The strongest form of "multiple reads": the same substrate recorded once,
with K annotators laying down co-registered layers that disagree. The wafer
(§3.4) generalized from additive layers to rival ones.
| read | what it returns | result |
|---|---|---|
| storage | K rival interpretations vs K independent copies | 4.6× smaller (5 annotators) |
adjudicate() |
majority + agreement, reading labels only (no substrate) | 11× less than full |
item_views(id) |
all K interpretations of one item (the matrix) | 23× less |
(Demo: 200 items, 6 KB substrate each, 5 annotators; 62% agreement, 75 contested; 9/9 tests green.)
Honest boundary, the same across all four: BH wins on structural access and
delegates the dense residual (full-text search → inverted index; per-tensor
quantization → its specialist; dense semantic recall → a vector index). For
bhckpt, selective per-tensor read already exists (safetensors) — that is the
anchor; the new piece is the union (hierarchy including the MoE expert as a
first-class read, per-tensor codec routing, a Merkle face for provenance). For
bhanno, the envelope surfaces the contest; it does not decide who is right.

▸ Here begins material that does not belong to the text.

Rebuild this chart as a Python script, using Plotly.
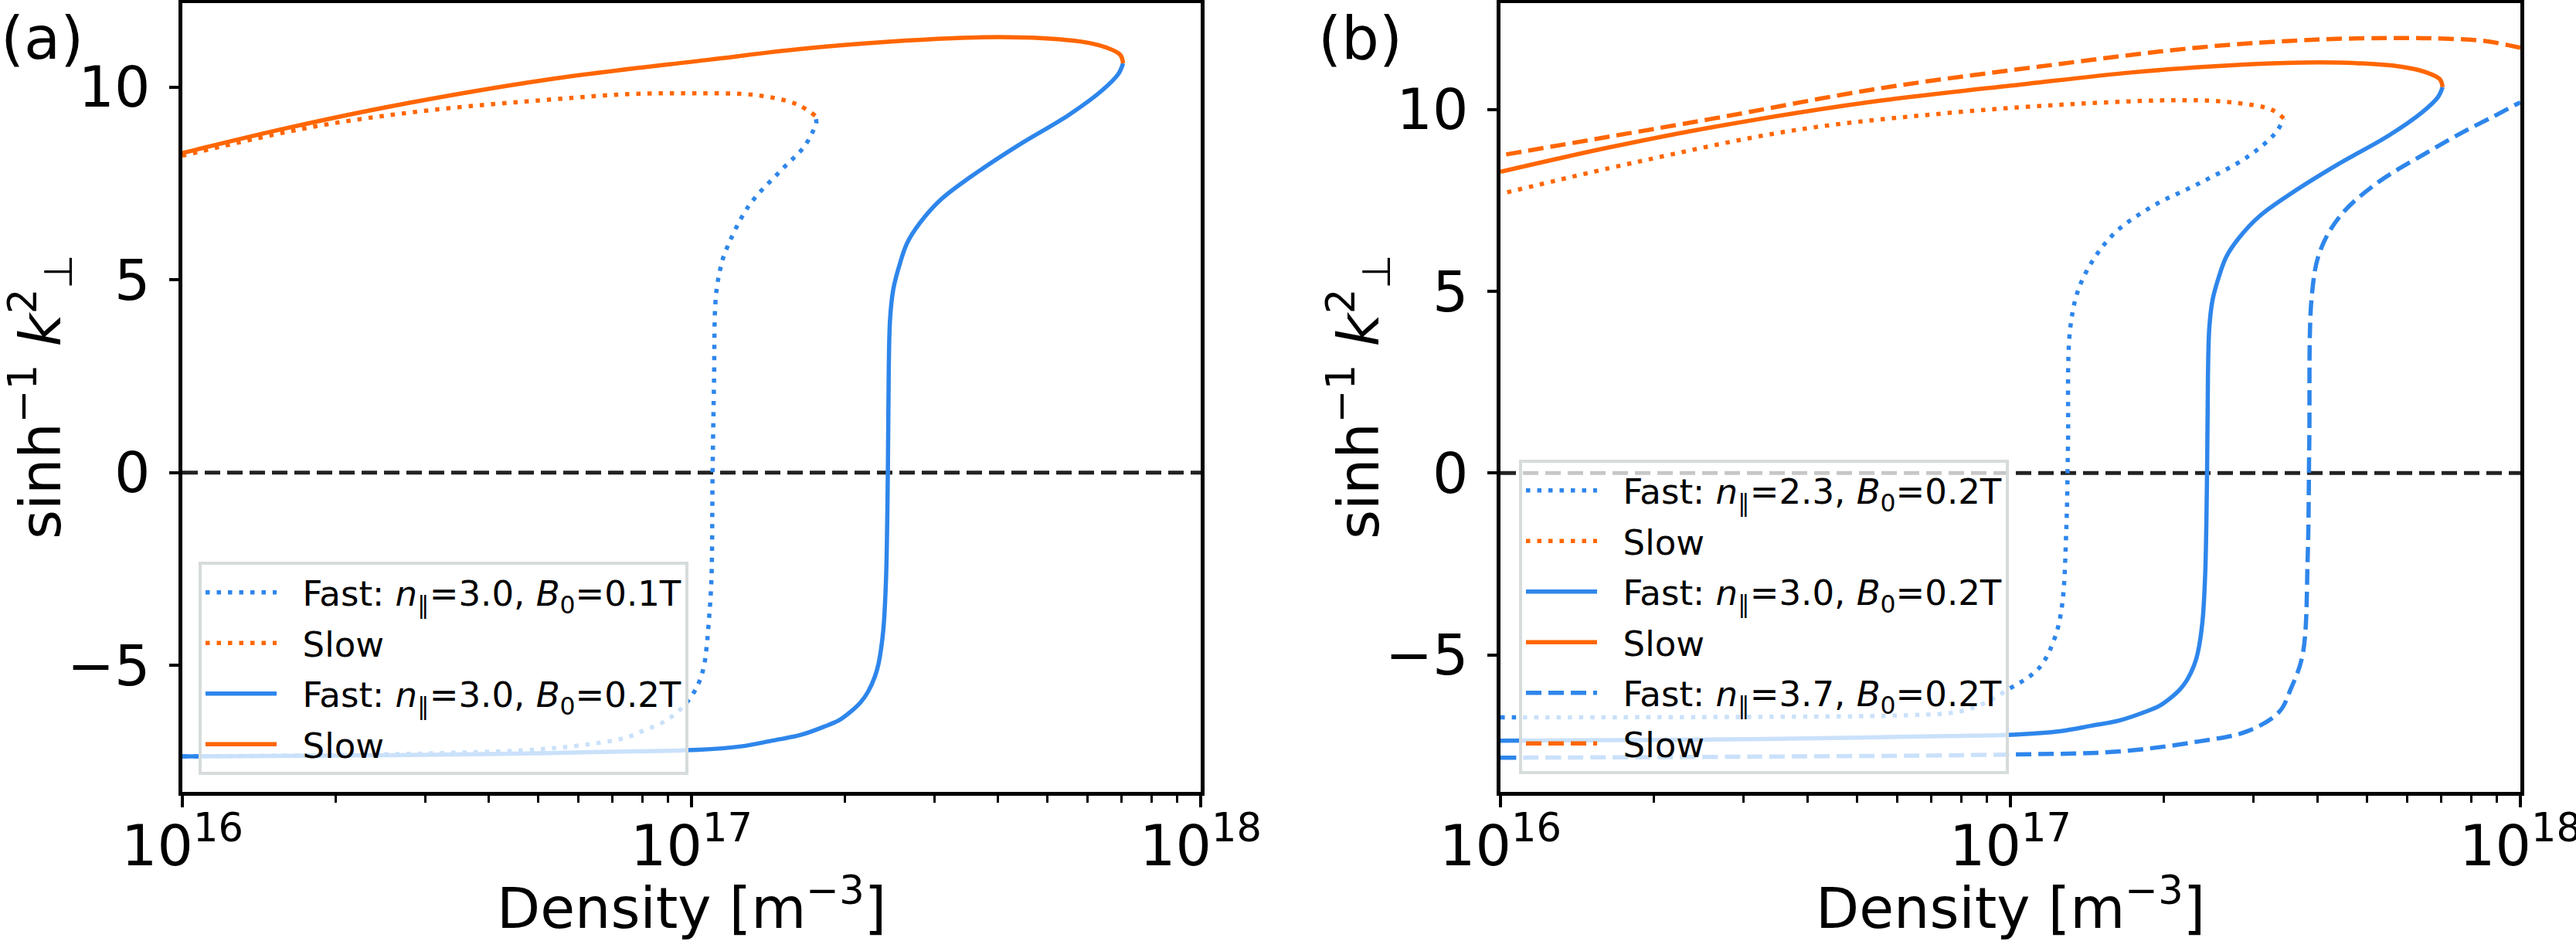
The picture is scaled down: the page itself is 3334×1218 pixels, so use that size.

These are not more measured angles — they are the thesis turning into tools, the
same envelope proven in four domains. The gain scales with how
structure-dominant the data is — the transversal law of §4. See the respective
READMEs (bhmem/, bhtrace/, bhckpt/, bhanno/).
"The value is not in the compressed block. It is in the structure that knows what that block means."